━━ TASK INPUTS ━━

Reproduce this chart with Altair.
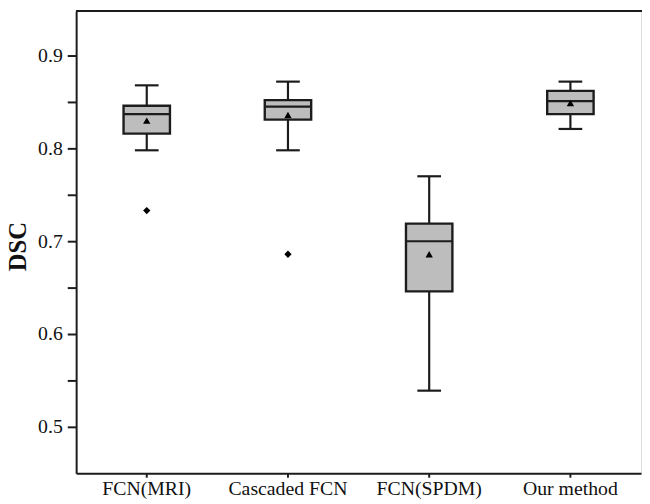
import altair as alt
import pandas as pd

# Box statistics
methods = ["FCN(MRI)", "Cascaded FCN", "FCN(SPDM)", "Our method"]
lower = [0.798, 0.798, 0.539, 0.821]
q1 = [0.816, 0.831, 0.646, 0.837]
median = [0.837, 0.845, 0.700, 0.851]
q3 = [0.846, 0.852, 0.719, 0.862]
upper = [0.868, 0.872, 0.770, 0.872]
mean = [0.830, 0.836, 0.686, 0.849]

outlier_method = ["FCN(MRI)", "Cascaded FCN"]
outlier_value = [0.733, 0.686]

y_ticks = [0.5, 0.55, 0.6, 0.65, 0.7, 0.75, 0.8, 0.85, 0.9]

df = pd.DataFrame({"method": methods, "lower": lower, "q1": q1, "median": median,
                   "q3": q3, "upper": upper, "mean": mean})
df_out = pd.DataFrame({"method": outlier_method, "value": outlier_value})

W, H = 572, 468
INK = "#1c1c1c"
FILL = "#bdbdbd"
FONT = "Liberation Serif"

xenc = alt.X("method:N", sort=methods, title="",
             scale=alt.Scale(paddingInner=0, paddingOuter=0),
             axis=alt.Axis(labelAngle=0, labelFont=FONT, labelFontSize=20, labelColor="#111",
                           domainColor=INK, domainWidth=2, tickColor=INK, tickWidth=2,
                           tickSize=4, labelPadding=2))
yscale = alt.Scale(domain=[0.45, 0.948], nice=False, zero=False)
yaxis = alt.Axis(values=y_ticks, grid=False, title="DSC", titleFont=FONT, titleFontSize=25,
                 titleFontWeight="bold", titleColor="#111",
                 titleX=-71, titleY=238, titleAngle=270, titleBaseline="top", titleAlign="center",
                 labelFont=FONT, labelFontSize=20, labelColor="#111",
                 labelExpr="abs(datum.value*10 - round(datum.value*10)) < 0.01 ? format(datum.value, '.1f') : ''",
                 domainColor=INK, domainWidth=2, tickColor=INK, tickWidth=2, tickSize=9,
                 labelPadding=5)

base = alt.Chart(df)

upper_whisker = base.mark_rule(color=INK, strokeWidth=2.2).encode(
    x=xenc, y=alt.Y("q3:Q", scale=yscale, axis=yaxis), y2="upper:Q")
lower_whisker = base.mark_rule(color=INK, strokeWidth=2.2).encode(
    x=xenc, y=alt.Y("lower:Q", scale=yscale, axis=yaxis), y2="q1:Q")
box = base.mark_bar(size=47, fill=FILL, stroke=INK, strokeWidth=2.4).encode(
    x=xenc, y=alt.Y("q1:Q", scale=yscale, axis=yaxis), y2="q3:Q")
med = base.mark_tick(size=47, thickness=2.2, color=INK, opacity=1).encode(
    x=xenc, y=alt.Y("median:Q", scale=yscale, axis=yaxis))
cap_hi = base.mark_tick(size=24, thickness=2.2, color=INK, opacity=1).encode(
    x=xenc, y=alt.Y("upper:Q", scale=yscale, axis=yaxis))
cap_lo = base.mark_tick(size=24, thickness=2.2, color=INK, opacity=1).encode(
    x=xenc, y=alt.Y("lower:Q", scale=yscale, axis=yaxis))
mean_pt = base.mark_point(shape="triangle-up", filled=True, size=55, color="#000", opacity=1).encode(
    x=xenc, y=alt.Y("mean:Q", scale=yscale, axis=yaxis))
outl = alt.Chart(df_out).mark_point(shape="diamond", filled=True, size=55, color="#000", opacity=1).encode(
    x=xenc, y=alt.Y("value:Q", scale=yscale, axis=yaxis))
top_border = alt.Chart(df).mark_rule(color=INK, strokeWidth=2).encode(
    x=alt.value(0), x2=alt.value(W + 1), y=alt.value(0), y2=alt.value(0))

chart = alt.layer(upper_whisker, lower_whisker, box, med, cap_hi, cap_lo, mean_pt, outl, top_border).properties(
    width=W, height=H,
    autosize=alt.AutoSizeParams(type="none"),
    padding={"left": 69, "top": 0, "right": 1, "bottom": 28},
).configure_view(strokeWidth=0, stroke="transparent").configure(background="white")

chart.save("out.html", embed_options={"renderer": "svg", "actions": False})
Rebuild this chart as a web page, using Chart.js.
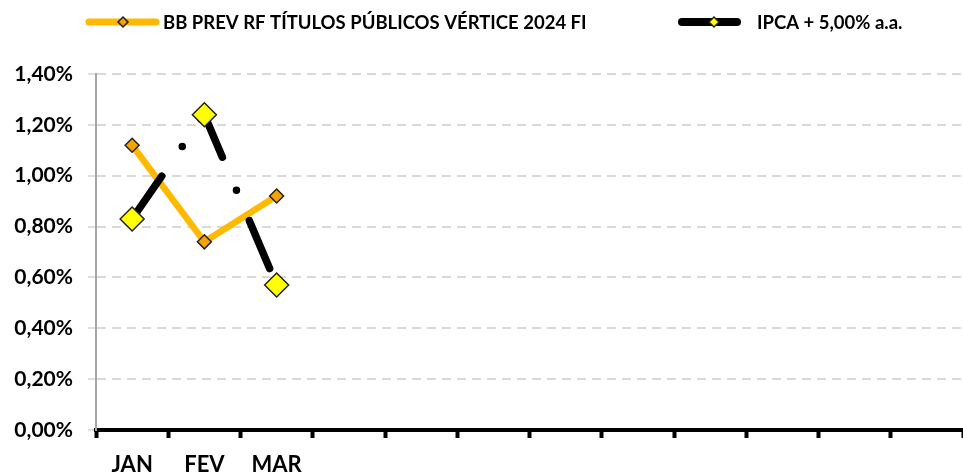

━━━

> EXERCISE GOAL
Output all of the records exactly as they appear above, but not the pictures.

> OUTPUT BELOW
Reproduce this chart with Altair.
import altair as alt
import pandas as pd

# Box statistics
methods = ["FCN(MRI)", "Cascaded FCN", "FCN(SPDM)", "Our method"]
lower = [0.798, 0.798, 0.539, 0.821]
q1 = [0.816, 0.831, 0.646, 0.837]
median = [0.837, 0.845, 0.700, 0.851]
q3 = [0.846, 0.852, 0.719, 0.862]
upper = [0.868, 0.872, 0.770, 0.872]
mean = [0.830, 0.836, 0.686, 0.849]

outlier_method = ["FCN(MRI)", "Cascaded FCN"]
outlier_value = [0.733, 0.686]

y_ticks = [0.5, 0.55, 0.6, 0.65, 0.7, 0.75, 0.8, 0.85, 0.9]

df = pd.DataFrame({"method": methods, "lower": lower, "q1": q1, "median": median,
                   "q3": q3, "upper": upper, "mean": mean})
df_out = pd.DataFrame({"method": outlier_method, "value": outlier_value})

W, H = 572, 468
INK = "#1c1c1c"
FILL = "#bdbdbd"
FONT = "Liberation Serif"

xenc = alt.X("method:N", sort=methods, title="",
             scale=alt.Scale(paddingInner=0, paddingOuter=0),
             axis=alt.Axis(labelAngle=0, labelFont=FONT, labelFontSize=20, labelColor="#111",
                           domainColor=INK, domainWidth=2, tickColor=INK, tickWidth=2,
                           tickSize=4, labelPadding=2))
yscale = alt.Scale(domain=[0.45, 0.948], nice=False, zero=False)
yaxis = alt.Axis(values=y_ticks, grid=False, title="DSC", titleFont=FONT, titleFontSize=25,
                 titleFontWeight="bold", titleColor="#111",
                 titleX=-71, titleY=238, titleAngle=270, titleBaseline="top", titleAlign="center",
                 labelFont=FONT, labelFontSize=20, labelColor="#111",
                 labelExpr="abs(datum.value*10 - round(datum.value*10)) < 0.01 ? format(datum.value, '.1f') : ''",
                 domainColor=INK, domainWidth=2, tickColor=INK, tickWidth=2, tickSize=9,
                 labelPadding=5)

base = alt.Chart(df)

upper_whisker = base.mark_rule(color=INK, strokeWidth=2.2).encode(
    x=xenc, y=alt.Y("q3:Q", scale=yscale, axis=yaxis), y2="upper:Q")
lower_whisker = base.mark_rule(color=INK, strokeWidth=2.2).encode(
    x=xenc, y=alt.Y("lower:Q", scale=yscale, axis=yaxis), y2="q1:Q")
box = base.mark_bar(size=47, fill=FILL, stroke=INK, strokeWidth=2.4).encode(
    x=xenc, y=alt.Y("q1:Q", scale=yscale, axis=yaxis), y2="q3:Q")
med = base.mark_tick(size=47, thickness=2.2, color=INK, opacity=1).encode(
    x=xenc, y=alt.Y("median:Q", scale=yscale, axis=yaxis))
cap_hi = base.mark_tick(size=24, thickness=2.2, color=INK, opacity=1).encode(
    x=xenc, y=alt.Y("upper:Q", scale=yscale, axis=yaxis))
cap_lo = base.mark_tick(size=24, thickness=2.2, color=INK, opacity=1).encode(
    x=xenc, y=alt.Y("lower:Q", scale=yscale, axis=yaxis))
mean_pt = base.mark_point(shape="triangle-up", filled=True, size=55, color="#000", opacity=1).encode(
    x=xenc, y=alt.Y("mean:Q", scale=yscale, axis=yaxis))
outl = alt.Chart(df_out).mark_point(shape="diamond", filled=True, size=55, color="#000", opacity=1).encode(
    x=xenc, y=alt.Y("value:Q", scale=yscale, axis=yaxis))
top_border = alt.Chart(df).mark_rule(color=INK, strokeWidth=2).encode(
    x=alt.value(0), x2=alt.value(W + 1), y=alt.value(0), y2=alt.value(0))

chart = alt.layer(upper_whisker, lower_whisker, box, med, cap_hi, cap_lo, mean_pt, outl, top_border).properties(
    width=W, height=H,
    autosize=alt.AutoSizeParams(type="none"),
    padding={"left": 69, "top": 0, "right": 1, "bottom": 28},
).configure_view(strokeWidth=0, stroke="transparent").configure(background="white")

chart.save("out.html", embed_options={"renderer": "svg", "actions": False})
Rebuild this chart as a web page, using Chart.js.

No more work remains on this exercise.